Kramnik macht einen stillen Turmzug, und plötzlich wird allen klar: Er spielt gar nicht auf Remis, er spielt auf Matt! Ein Murmeln geht durchs Publikum, und sofort kommen die Servicekräfte und halten mahnend ihre Schilder hoch: SILENCE – also Ruhe. Nach anfänglicher Kritik an den schlechten Spielbedingungen stehen sie nun sogar an jeder Tür des ehemaligen Schlachthofs, um ihr lautes Zuklappen zu verhindern.
Kramnik ist der älteste Teilnehmer. Was wäre das für eine Geschichte, wenn der 42-Jährige nach 15 Jahren erneut um den Titel kämpfen dürfte? Und in einem Match gegen Carlsen wäre er wahrlich nicht der Außenseiter. Doch egal, wer gewinnt, es wäre immer eine Geschichte.
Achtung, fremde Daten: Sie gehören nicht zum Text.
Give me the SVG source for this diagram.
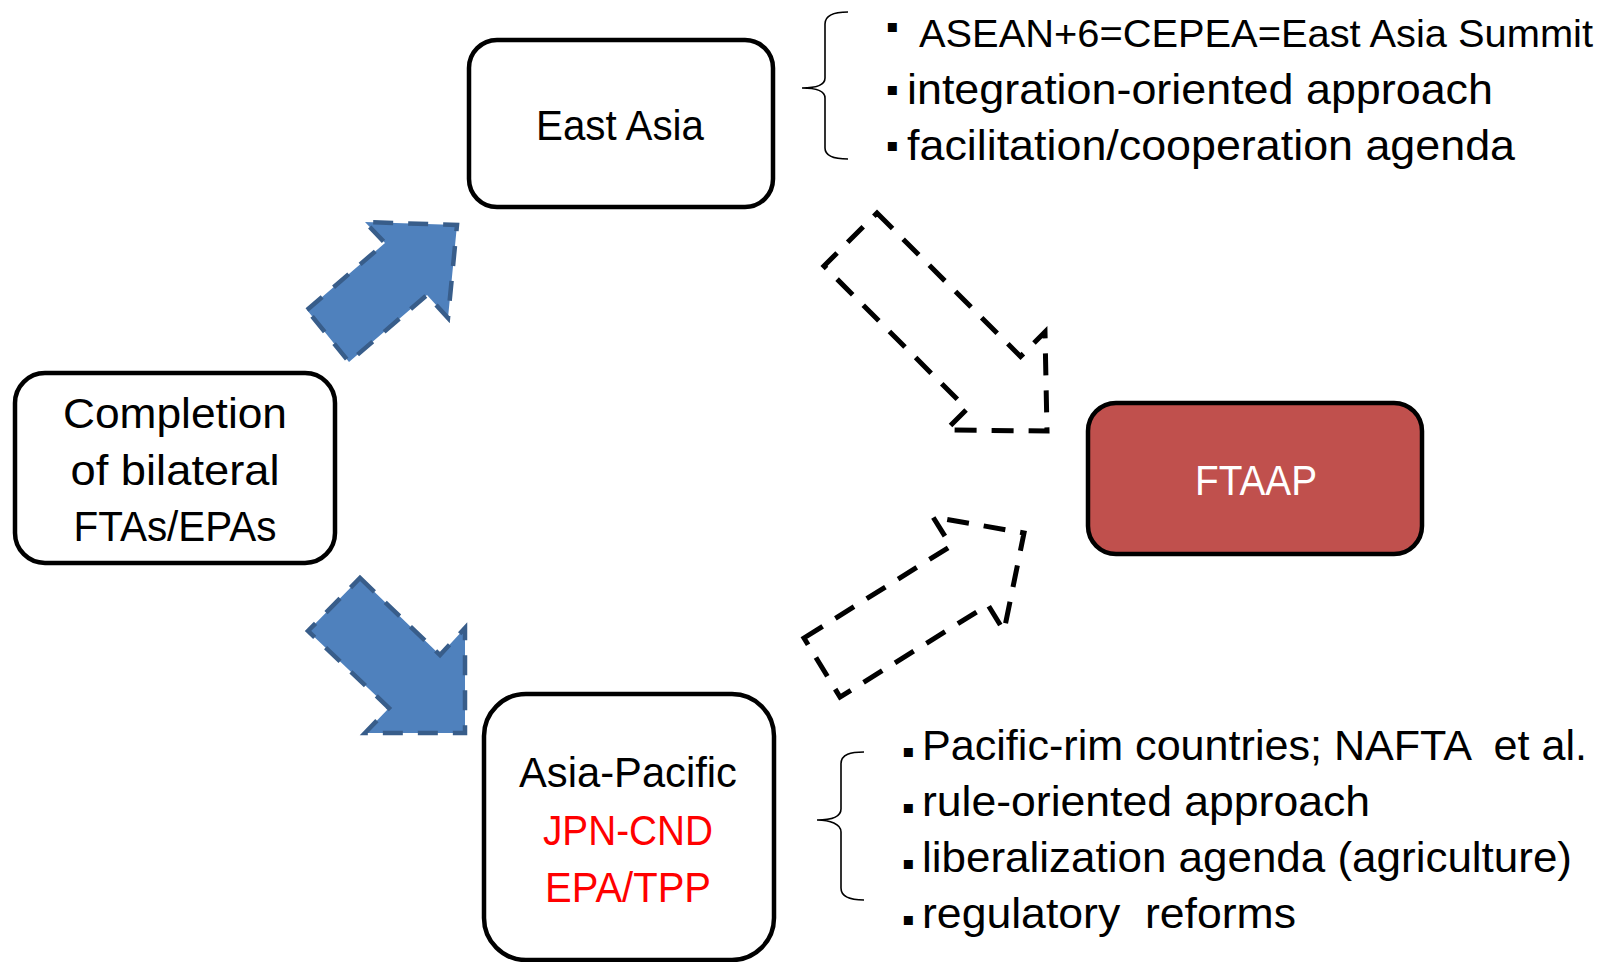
<svg xmlns="http://www.w3.org/2000/svg" width="1616" height="962" viewBox="0 0 1616 962">
<style>
.box{fill:#fff;stroke:#000;stroke-width:4.5}
.ftaap{fill:#C0504D;stroke:#000;stroke-width:4.5}
.t{font-family:"Liberation Sans",Arial,sans-serif;font-size:42px;fill:#000}
.c{text-anchor:middle}
.red{fill:#FF0000}
.white{fill:#FFFFFF}
.blue{fill:#4F81BD;stroke:#385D8A;stroke-width:4.5;stroke-dasharray:20 15}
.hollow{fill:none;stroke:#000;stroke-width:5;stroke-dasharray:22 15}
.brace{fill:none;stroke:#000;stroke-width:1.6}
.bul{font-family:"DejaVu Sans",sans-serif;font-size:18px;text-anchor:middle;fill:#000}
</style>
<rect width="1616" height="962" fill="#fff"/>

<g id="connectors">
  <polygon id="arrow-to-east-asia" class="blue" points="307,310 385,243 365,222 457,225 448,318 427,295 349,362"/>
  <polygon id="arrow-to-asia-pacific" class="blue" points="360,578 440,655 465,628 465,733 365,733 389,708 308,631"/>
  <polygon id="arrow-east-asia-to-ftaap" class="hollow" points="877,213 1020.5,356.5 1045,332 1047,431 946,430 967,409 824,266"/>
  <polygon id="arrow-asia-pacific-to-ftaap" class="hollow" points="804,638 951,546 933,517 1024,533 1004,631 988,605 840,697"/>
</g>

<g id="node-completion">
  <rect class="box" x="15" y="373" width="320" height="190" rx="30"/>
  <text class="t c" x="175" y="428" textLength="224" lengthAdjust="spacingAndGlyphs">Completion</text>
  <text class="t c" x="175" y="485" textLength="209" lengthAdjust="spacingAndGlyphs">of bilateral</text>
  <text class="t c" x="175" y="541" textLength="203" lengthAdjust="spacingAndGlyphs">FTAs/EPAs</text>
</g>

<g id="node-east-asia">
  <rect class="box" x="469" y="40" width="304" height="167" rx="28"/>
  <text class="t c" x="620" y="140" textLength="168" lengthAdjust="spacingAndGlyphs">East Asia</text>
</g>

<g id="node-asia-pacific">
  <rect class="box" x="484" y="694" width="290" height="266" rx="42"/>
  <text class="t c" x="628" y="787" textLength="218" lengthAdjust="spacingAndGlyphs">Asia-Pacific</text>
  <text class="t c red" x="628" y="845" textLength="170" lengthAdjust="spacingAndGlyphs">JPN-CND</text>
  <text class="t c red" x="628" y="902" textLength="166" lengthAdjust="spacingAndGlyphs">EPA/TPP</text>
</g>

<g id="node-ftaap">
  <rect class="ftaap" x="1088" y="403" width="334" height="151" rx="28"/>
  <text class="t c white" x="1256" y="495" textLength="122" lengthAdjust="spacingAndGlyphs">FTAAP</text>
</g>

<g id="notes-east-asia">
  <path class="brace" d="M848,12 C836,12 825,14 825,24 L825,78 C825,85 815,88 802,88 C815,88 825,91 825,98 L825,148 C825,157 836,159 848,159"/>
  <text class="bul" x="892" y="32">▪</text>
  <text class="t" x="919" y="47" style="font-size:39px" textLength="674" lengthAdjust="spacingAndGlyphs">ASEAN+6=CEPEA=East Asia Summit</text>
  <text class="bul" x="892" y="95">▪</text>
  <text class="t" x="907" y="104" textLength="586" lengthAdjust="spacingAndGlyphs">integration-oriented approach</text>
  <text class="bul" x="892" y="151">▪</text>
  <text class="t" x="907" y="160" textLength="608" lengthAdjust="spacingAndGlyphs">facilitation/cooperation agenda</text>
</g>

<g id="notes-asia-pacific">
  <path class="brace" d="M864,752 C851,752 841,754 841,764 L841,809 C841,817 830,820 817,820 C830,820 841,824 841,832 L841,888 C841,897 851,900 864,900"/>
  <text class="bul" x="908" y="757">▪</text>
  <text class="t" x="922" y="760" xml:space="preserve" textLength="665" lengthAdjust="spacingAndGlyphs">Pacific-rim countries; NAFTA  et al.</text>
  <text class="bul" x="908" y="813">▪</text>
  <text class="t" x="922" y="816" textLength="448" lengthAdjust="spacingAndGlyphs">rule-oriented approach</text>
  <text class="bul" x="908" y="869">▪</text>
  <text class="t" x="922" y="872" textLength="650" lengthAdjust="spacingAndGlyphs">liberalization agenda (agriculture)</text>
  <text class="bul" x="908" y="925">▪</text>
  <text class="t" x="922" y="928" xml:space="preserve" textLength="374" lengthAdjust="spacingAndGlyphs">regulatory  reforms</text>
</g>
</svg>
Mamedyarov wirkt kurz irritiert, aber dann nickt er nur, als bekräftige er seine bisherigen Schlussfolgerungen. Jetzt bloß kein hektisches Schach mit der neuen Dame. Stattdessen pariert er mit seinem Turm die Mattdrohung. Gibt Kramnik nun endlich auf?
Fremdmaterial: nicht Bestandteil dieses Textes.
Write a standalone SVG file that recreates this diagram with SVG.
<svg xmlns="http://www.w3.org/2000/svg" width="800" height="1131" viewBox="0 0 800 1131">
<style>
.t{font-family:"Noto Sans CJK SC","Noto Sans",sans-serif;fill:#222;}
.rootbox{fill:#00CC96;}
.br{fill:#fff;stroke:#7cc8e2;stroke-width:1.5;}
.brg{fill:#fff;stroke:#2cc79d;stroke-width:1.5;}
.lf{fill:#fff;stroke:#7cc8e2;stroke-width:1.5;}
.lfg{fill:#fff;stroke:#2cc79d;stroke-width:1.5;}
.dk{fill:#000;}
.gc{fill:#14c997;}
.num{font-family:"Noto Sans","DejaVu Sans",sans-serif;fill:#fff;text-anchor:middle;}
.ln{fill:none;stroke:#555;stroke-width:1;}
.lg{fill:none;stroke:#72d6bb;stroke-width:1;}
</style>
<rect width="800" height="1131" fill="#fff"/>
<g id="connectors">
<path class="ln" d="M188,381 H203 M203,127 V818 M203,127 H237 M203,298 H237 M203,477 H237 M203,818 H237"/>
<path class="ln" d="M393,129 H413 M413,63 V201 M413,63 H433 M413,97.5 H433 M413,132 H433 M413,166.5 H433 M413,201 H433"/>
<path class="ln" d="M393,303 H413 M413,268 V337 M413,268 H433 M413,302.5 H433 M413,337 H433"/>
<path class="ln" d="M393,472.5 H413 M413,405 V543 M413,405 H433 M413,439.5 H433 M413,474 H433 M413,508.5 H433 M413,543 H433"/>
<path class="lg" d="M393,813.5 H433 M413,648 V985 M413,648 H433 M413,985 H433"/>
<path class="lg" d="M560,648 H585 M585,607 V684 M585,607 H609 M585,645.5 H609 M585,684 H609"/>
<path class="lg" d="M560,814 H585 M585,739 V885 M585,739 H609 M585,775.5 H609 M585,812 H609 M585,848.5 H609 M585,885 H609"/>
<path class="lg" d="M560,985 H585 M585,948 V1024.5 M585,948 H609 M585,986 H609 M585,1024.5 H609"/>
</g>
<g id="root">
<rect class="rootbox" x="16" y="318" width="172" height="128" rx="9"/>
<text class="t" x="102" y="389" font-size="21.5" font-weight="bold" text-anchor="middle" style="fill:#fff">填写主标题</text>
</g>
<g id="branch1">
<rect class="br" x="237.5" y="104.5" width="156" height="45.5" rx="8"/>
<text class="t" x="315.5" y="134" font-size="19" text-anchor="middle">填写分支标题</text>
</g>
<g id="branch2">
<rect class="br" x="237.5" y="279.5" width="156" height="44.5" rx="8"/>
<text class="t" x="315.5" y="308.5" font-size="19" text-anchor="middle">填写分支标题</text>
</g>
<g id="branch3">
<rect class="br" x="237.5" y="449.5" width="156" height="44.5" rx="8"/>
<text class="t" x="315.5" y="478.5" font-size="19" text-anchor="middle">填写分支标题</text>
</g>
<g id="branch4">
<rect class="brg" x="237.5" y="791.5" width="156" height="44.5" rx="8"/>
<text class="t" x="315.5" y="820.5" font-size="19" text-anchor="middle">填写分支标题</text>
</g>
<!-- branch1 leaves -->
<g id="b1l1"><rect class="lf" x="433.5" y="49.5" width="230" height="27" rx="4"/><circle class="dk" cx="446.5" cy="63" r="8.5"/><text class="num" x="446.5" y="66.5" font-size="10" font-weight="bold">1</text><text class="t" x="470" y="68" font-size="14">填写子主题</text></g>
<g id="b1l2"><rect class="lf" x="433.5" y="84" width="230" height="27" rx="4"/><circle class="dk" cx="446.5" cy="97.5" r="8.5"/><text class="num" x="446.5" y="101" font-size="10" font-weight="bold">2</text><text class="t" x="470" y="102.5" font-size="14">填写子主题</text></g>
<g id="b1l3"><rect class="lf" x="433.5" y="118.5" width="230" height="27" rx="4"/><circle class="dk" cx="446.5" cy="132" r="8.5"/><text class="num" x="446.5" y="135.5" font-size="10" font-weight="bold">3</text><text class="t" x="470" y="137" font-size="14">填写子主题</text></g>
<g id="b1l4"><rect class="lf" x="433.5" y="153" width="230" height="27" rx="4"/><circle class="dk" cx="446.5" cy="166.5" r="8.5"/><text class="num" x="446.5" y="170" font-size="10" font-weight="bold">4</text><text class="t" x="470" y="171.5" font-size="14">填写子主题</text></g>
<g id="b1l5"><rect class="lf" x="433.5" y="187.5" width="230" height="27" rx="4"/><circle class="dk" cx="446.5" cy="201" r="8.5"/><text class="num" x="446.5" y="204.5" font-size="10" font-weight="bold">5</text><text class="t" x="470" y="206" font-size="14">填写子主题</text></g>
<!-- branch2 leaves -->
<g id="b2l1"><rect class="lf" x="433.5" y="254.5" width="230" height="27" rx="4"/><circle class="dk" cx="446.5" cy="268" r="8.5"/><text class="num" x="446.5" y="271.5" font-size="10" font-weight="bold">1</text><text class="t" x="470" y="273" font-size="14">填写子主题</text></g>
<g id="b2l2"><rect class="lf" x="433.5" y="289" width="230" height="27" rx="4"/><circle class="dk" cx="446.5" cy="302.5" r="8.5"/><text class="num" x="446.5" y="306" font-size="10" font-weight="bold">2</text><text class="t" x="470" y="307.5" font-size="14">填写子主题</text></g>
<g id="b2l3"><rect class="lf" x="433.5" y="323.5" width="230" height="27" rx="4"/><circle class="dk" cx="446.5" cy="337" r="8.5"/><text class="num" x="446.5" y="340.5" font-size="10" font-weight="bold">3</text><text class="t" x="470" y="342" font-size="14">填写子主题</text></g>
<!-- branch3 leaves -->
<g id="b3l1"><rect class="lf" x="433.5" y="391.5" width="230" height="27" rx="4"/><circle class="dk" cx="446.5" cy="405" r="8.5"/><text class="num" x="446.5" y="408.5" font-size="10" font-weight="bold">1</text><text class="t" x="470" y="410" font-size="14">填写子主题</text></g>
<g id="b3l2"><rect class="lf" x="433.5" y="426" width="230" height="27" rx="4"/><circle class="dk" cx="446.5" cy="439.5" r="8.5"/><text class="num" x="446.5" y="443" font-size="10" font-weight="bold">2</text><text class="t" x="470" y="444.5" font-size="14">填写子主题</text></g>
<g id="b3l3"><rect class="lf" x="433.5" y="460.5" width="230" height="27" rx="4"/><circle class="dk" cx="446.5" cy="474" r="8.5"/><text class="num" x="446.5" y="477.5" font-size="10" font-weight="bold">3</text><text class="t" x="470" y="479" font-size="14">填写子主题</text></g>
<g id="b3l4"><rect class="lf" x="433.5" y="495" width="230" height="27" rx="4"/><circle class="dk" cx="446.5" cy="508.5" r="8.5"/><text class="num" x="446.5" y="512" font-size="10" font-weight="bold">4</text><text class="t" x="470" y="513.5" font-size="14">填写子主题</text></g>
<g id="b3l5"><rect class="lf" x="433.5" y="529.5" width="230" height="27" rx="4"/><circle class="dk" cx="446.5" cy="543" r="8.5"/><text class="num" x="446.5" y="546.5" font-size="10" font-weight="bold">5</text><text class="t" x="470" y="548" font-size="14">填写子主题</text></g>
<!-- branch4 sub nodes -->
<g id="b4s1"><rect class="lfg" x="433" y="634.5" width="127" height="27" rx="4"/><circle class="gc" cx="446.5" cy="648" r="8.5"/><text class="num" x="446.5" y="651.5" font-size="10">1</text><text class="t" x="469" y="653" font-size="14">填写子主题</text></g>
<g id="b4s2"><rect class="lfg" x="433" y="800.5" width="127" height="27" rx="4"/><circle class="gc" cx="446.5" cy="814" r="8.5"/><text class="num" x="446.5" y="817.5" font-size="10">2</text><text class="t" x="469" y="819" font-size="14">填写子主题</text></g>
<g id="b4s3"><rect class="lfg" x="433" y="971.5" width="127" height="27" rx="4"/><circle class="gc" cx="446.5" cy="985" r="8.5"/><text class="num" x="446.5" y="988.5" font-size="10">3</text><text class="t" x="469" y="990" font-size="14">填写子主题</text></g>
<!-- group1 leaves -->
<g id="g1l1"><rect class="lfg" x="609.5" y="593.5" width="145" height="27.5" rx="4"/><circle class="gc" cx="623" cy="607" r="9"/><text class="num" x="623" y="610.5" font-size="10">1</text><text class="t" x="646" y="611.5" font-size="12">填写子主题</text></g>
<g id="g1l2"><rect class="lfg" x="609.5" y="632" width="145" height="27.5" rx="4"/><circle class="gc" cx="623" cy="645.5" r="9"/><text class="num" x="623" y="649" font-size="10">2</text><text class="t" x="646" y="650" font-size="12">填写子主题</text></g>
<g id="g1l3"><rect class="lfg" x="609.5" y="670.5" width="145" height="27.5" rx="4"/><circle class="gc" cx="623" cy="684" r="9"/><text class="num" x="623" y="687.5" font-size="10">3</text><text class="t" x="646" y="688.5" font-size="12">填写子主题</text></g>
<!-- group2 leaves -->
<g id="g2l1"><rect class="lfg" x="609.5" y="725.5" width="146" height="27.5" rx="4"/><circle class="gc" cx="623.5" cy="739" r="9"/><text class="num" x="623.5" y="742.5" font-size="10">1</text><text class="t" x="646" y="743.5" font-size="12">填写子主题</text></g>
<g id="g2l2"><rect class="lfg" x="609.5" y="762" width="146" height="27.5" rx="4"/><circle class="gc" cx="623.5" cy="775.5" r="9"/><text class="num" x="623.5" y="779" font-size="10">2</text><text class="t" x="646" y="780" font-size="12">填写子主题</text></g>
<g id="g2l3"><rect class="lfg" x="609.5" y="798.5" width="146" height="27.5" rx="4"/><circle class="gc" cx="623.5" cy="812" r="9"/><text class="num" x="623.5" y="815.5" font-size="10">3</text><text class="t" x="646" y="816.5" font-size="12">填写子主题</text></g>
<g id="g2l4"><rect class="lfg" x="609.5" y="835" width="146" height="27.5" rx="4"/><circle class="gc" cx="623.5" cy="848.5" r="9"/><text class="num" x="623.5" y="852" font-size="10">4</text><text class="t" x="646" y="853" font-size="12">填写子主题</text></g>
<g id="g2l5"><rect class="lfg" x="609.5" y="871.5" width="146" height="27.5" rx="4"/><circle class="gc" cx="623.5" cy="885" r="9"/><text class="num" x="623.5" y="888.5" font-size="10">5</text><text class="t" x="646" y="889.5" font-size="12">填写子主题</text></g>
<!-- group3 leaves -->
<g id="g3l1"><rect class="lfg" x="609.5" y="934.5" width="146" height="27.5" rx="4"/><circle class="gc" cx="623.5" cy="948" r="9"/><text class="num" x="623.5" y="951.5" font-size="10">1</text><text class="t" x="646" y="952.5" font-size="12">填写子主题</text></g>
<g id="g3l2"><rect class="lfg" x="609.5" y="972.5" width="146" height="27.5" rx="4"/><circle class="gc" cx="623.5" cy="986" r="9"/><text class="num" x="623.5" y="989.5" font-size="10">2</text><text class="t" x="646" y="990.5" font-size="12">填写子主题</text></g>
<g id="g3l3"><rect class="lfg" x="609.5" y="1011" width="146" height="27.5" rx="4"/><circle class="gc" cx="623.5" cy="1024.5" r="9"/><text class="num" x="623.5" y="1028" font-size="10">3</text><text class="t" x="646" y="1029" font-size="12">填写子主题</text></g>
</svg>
14 Partien hat hier jeder vor sich. Da kann ein Rückstand wieder aufgeholt, aber eine komfortabel wirkende Führung auch schnell verspielt werden. Letzteres musste bereits Kramnik feststellen, der den besten Start hatte, darunter eine furiose Angriffspartie gegen Aronian, gegen den er in nur 18 Zügen auf Gewinn stand – auf diesem Niveau eine absolute Rarität. Doch danach verlor er eine Partie voller Irrungen und Wirrungen gegen Caruana, der seitdem das Feld anführt.
Diesmal zieht Kramnik seinen Läufer und droht von beiden Seiten mit einem tödlichen Schach. Doch Mamedyarov nickt wieder nur, als habe er dies erwartet, und bringt zum ersten Mal seine neue Dame ins Spiel. Schach!
Nach sechs Stunden Spielzeit sind die Zuschauer müder als die Spieler – die Köpfe ruhen schwer auf dem Geländer im ersten Stock. Da ernten nicht einmal mehr die russischen Models einen Blick, die im kleinen Grünen vorbeistolzieren und einen irritierenden Kontrapunkt zum männer- und schwarzdominierten Event setzen.
Plötzlich ist die Partie vorbei, das Schach nimmt Kramnik alle Hoffnungen, und er reicht die Hand zur Aufgabe. Bei einem unaufmerksameren Gegner hätte sein verblüffender Angriff noch zum Erfolg geführt, doch wäre Mamedyarov unaufmerksam, wäre er bei diesem Turnier nicht dabei.
Noch fünf lange Runden sind zu spielen; bis dahin knistert Grischuks Tüte weiter.